明治作家と詩
浪漫詩(明治30年代)
雑誌『文学界』を中心に、浪漫詩・叙情詩が生まれた。
島崎藤村
雑誌『文学界』の中心的存在として、自我の解放を目指し、清純な情熱と哀調を託した、七五調の詩集「若菜集」を発表した。後には自然主義作家として活躍する。
土井晩翠
藤村の七五調(古今調)に対して漢詩的な発想に基づく理想的な調べを持つ「天地有情」を発表。
象徴詩(明治30・40年代)
フランス象徴詩を日本に紹介、1930年代の詩壇を代表した。他に「白羊宮」の薄田泣菫や蒲原有明など。
上田敏
『文学界』に属し、訳詩集「海潮音」を発表。
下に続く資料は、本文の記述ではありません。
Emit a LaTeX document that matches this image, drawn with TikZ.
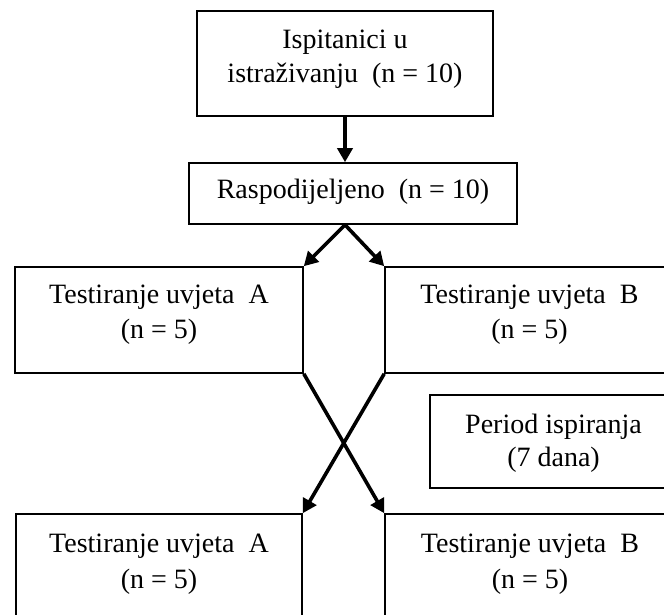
\documentclass[tikz,border=0pt]{standalone}
\usepackage{fontspec}
\setmainfont{Liberation Serif}
\usetikzlibrary{arrows.meta}
\begin{document}
\begin{tikzpicture}[x=1pt,y=-1pt,
  box/.style={draw, line width=1.6pt, inner sep=0pt, fill=none},
  txt/.style={anchor=base, inner sep=0pt, font=\fontsize{28}{34}\selectfont},
  conn/.style={line width=3.6pt, -{Triangle[length=14pt,width=15pt]}}]
\useasboundingbox[fill=white] (0,0) rectangle (664,615);
% boxes
\node[box, minimum width=296pt, minimum height=105pt] (top) at (345,63.5) {};
\node[box, minimum width=328pt, minimum height=61pt] (rasp) at (353,193.5) {};
\node[box, minimum width=288pt, minimum height=106pt] (A1) at (159,320) {};
\node[box, minimum width=289pt, minimum height=106pt] (B1) at (529.5,320) {};
\node[box, minimum width=247pt, minimum height=93pt] (per) at (553.5,441.5) {};
\node[box, minimum width=286pt, minimum height=136pt] (A2) at (159,582) {};
\node[box, minimum width=289pt, minimum height=136pt] (B2) at (529.5,582) {};
% texts
\node[txt] (t1) at (345,49) {Ispitanici u};
\node[txt] (t2) at (345,83) {istraživanju\ \ (n = 10)};
\node[txt] (r1) at (353,198) {Raspodijeljeno\ \ (n = 10)};
\node[txt] (a11) at (159,303) {Testiranje uvjeta\ \ A};
\node[txt] (a12) at (159,338) {(n = 5)};
\node[txt] (b11) at (529.5,303) {Testiranje uvjeta\ \ B};
\node[txt] (b12) at (529.5,338) {(n = 5)};
\node[txt] (p1) at (553.5,433) {Period ispiranja};
\node[txt] (p2) at (553.5,466) {(7 dana)};
\node[txt] (a21) at (159,552) {Testiranje uvjeta\ \ A};
\node[txt] (a22) at (159,588) {(n = 5)};
\node[txt] (b21) at (530,552) {Testiranje uvjeta\ \ B};
\node[txt] (b22) at (530,588) {(n = 5)};
% connectors
\coordinate (split) at (top.south |- rasp.south);
\draw[conn] (top.south) -- (top.south |- rasp.north);
\draw[conn] (split) -- (A1.north east);
\draw[conn] (split) -- (B1.north west);
\draw[conn] (A1.south east) -- (B2.north west);
\draw[conn] (B1.south west) -- (A2.north east);
\end{tikzpicture}
\end{document}
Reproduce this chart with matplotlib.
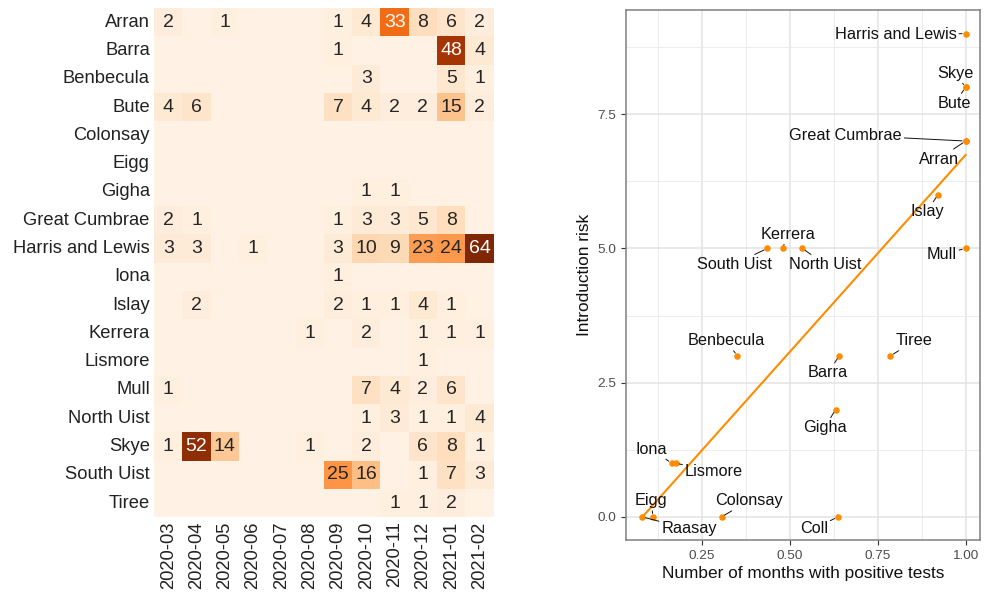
import numpy as np
import matplotlib
matplotlib.use("Agg")
import matplotlib.pyplot as plt
import seaborn as sns
from matplotlib.colors import Normalize

plt.rcParams['font.family'] = ['Liberation Sans', 'DejaVu Sans']

# Positive tests per island and month
islands = ["Arran", "Barra", "Benbecula", "Bute", "Colonsay", "Eigg", "Gigha",
           "Great Cumbrae", "Harris and Lewis", "Iona", "Islay", "Kerrera",
           "Lismore", "Mull", "North Uist", "Skye", "South Uist", "Tiree"]
months = ["2020-03", "2020-04", "2020-05", "2020-06", "2020-07", "2020-08",
          "2020-09", "2020-10", "2020-11", "2020-12", "2021-01", "2021-02"]
counts = np.array([
    [2, 0, 1, 0, 0, 0, 1, 4, 33, 8, 6, 2],
    [0, 0, 0, 0, 0, 0, 1, 0, 0, 0, 48, 4],
    [0, 0, 0, 0, 0, 0, 0, 3, 0, 0, 5, 1],
    [4, 6, 0, 0, 0, 0, 7, 4, 2, 2, 15, 2],
    [0, 0, 0, 0, 0, 0, 0, 0, 0, 0, 0, 0],
    [0, 0, 0, 0, 0, 0, 0, 0, 0, 0, 0, 0],
    [0, 0, 0, 0, 0, 0, 0, 1, 1, 0, 0, 0],
    [2, 1, 0, 0, 0, 0, 1, 3, 3, 5, 8, 0],
    [3, 3, 0, 1, 0, 0, 3, 10, 9, 23, 24, 64],
    [0, 0, 0, 0, 0, 0, 1, 0, 0, 0, 0, 0],
    [0, 2, 0, 0, 0, 0, 2, 1, 1, 4, 1, 0],
    [0, 0, 0, 0, 0, 1, 0, 2, 0, 1, 1, 1],
    [0, 0, 0, 0, 0, 0, 0, 0, 0, 1, 0, 0],
    [1, 0, 0, 0, 0, 0, 0, 7, 4, 2, 6, 0],
    [0, 0, 0, 0, 0, 0, 0, 1, 3, 1, 1, 4],
    [1, 52, 14, 0, 0, 1, 0, 2, 0, 6, 8, 1],
    [0, 0, 0, 0, 0, 0, 25, 16, 0, 1, 7, 3],
    [0, 0, 0, 0, 0, 0, 0, 0, 1, 1, 2, 0],
])

# Introduction risk against share of months with positive tests
risk_names = ["Harris and Lewis", "Skye", "Bute", "Great Cumbrae", "Arran",
              "Islay", "Mull", "South Uist", "Kerrera", "North Uist",
              "Benbecula", "Barra", "Tiree", "Gigha", "Iona", "Lismore",
              "Eigg", "Raasay", "Colonsay", "Coll"]
months_pos = [1.0, 1.0, 1.0, 1.0, 1.0, 0.921, 1.0, 0.435, 0.479, 0.535,
              0.350, 0.640, 0.786, 0.630, 0.163, 0.175, 0.110, 0.079, 0.305, 0.636]
risk = [9, 8, 8, 7, 7, 6, 5, 5, 5, 5, 3, 3, 3, 2, 1, 1, 0, 0, 0, 0]

# label placement (pixel offsets from each point)
label_offsets = {
    "Harris and Lewis": (-70, -1), "Skye": (-10, 14), "Bute": (-11, -16),
    "Great Cumbrae": (-120, 6), "Arran": (-27, -18), "Islay": (-11, -17),
    "Mull": (-24, -6), "South Uist": (-33, -16), "Kerrera": (5, 14),
    "North Uist": (23, -16), "Benbecula": (-11, 15), "Barra": (-11, -17),
    "Tiree": (24, 15), "Gigha": (-11, -18), "Iona": (-20, 14),
    "Lismore": (38, -8), "Eigg": (-2, 16), "Raasay": (47, -12),
    "Colonsay": (27, 16), "Coll": (-24, -12),
}

fig = plt.figure(figsize=(9.86, 5.95), dpi=100)

# heatmap
ax1 = fig.add_axes([0.1562, 0.1306, 0.3445, 0.856])
annot = np.where(counts > 0, counts.astype(str), "")
sns.heatmap(counts, ax=ax1, cmap="Oranges", norm=Normalize(vmin=-2, vmax=55),
            annot=annot, fmt="", cbar=False,
            annot_kws={"fontsize": 14},
            xticklabels=months, yticklabels=islands)
ax1.tick_params(axis="both", length=0, labelsize=13.2, colors="#222222", pad=3)
ax1.set_yticklabels(islands, rotation=0)
ax1.set_xticklabels(months, rotation=90)
ax1.set_xlabel("")
ax1.set_ylabel("")

# scatter with fitted line
ax2 = fig.add_axes([0.6349, 0.0924, 0.359, 0.8908])
orange = "#FF8C00"
ax2.set_xlim(0.033, 1.041)
ax2.set_ylim(-0.43, 9.44)
ax2.set_xticks([0.25, 0.5, 0.75, 1.0])
ax2.set_xticklabels(["0.25", "0.50", "0.75", "1.00"])
ax2.set_yticks([0, 2.5, 5, 7.5])
ax2.set_yticklabels(["0.0", "2.5", "5.0", "7.5"])
ax2.set_xticks([0.125, 0.375, 0.625, 0.875], minor=True)
ax2.set_yticks([1.25, 3.75, 6.25, 8.75], minor=True)
ax2.grid(which="major", color="#e3e3e3", linewidth=1.1)
ax2.grid(which="minor", color="#ececec", linewidth=0.7)
ax2.set_axisbelow(True)
for sp in ax2.spines.values():
    sp.set_color("#808080")
    sp.set_linewidth(1.1)
ax2.tick_params(which="major", length=3.5, color="#333333", width=0.8,
                labelsize=9.7, labelcolor="#4d4d4d")
ax2.tick_params(which="minor", length=0)

xs = np.array(months_pos)
ys = np.array(risk)
slope, intercept = np.polyfit(xs, ys, 1)
xl = np.array([xs.min(), xs.max()])
ax2.plot(xl, slope * xl + intercept, color=orange, linewidth=1.5, zorder=2)
ax2.scatter(xs, ys, s=22, color=orange, zorder=3, linewidths=0)

for name, x, y in zip(risk_names, xs, ys):
    dx, dy = label_offsets[name]
    ax2.annotate(name, xy=(x, y), xytext=(dx, dy), textcoords="offset pixels",
                 ha="center", va="center", fontsize=11.7, color="#111111",
                 bbox=dict(boxstyle="square,pad=0.15", fc="none", ec="none"),
                 arrowprops=dict(arrowstyle="-", color="#111111", lw=0.7,
                                 shrinkA=0, shrinkB=2.5),
                 zorder=4)

ax2.set_xlabel("Number of months with positive tests", fontsize=12.4,
               color="#111111", labelpad=3)
ax2.set_ylabel("Introduction risk", fontsize=12.4, color="#111111", labelpad=4)

fig.savefig("out.png", dpi=100)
フランスの象徴詩を紹介した。
俳句の革新
それまでの月並俳諧を正岡子規が改革。
正岡子規
写生を唱え俳誌『ホトトギス』を主宰、高浜虚子に受け継がれ、長く俳壇の主流となった。
明治作家と短歌
明星派(明治30年代)
与謝野鉄幹の主宰する『明星』により、浪漫的詩集を広め、また、多くの歌人を育てた。
与謝野晶子
明星派の中心歌人として、浪漫短歌の頂点を占めた。その歌集「みだれ髪」は、大胆奔放な官能の解放・青春の讃歌で、世人を驚かせた。
アララギ派(明治30〜40年代)
正岡子規の下、短歌革新に努め、『アララギ』は伊藤左千夫、斎藤茂吉らに受け継がれ、以後、長く歌壇の中心を占めた。
正岡子規
明治31年「歌よみに与ふる書」を発表。万葉精神の尊重と写生を唱えた。
自然主義の短歌(明治40年代)
自然主義文学は詩歌にも大きな影響を与えた。
石川啄木
明星派から、自然主義的作風の歌集「一握の砂」を発表。「哀しき玩具」など、三行書きが特徴である。
若山牧水
歌集「別離」により自然主義の代表歌人となる。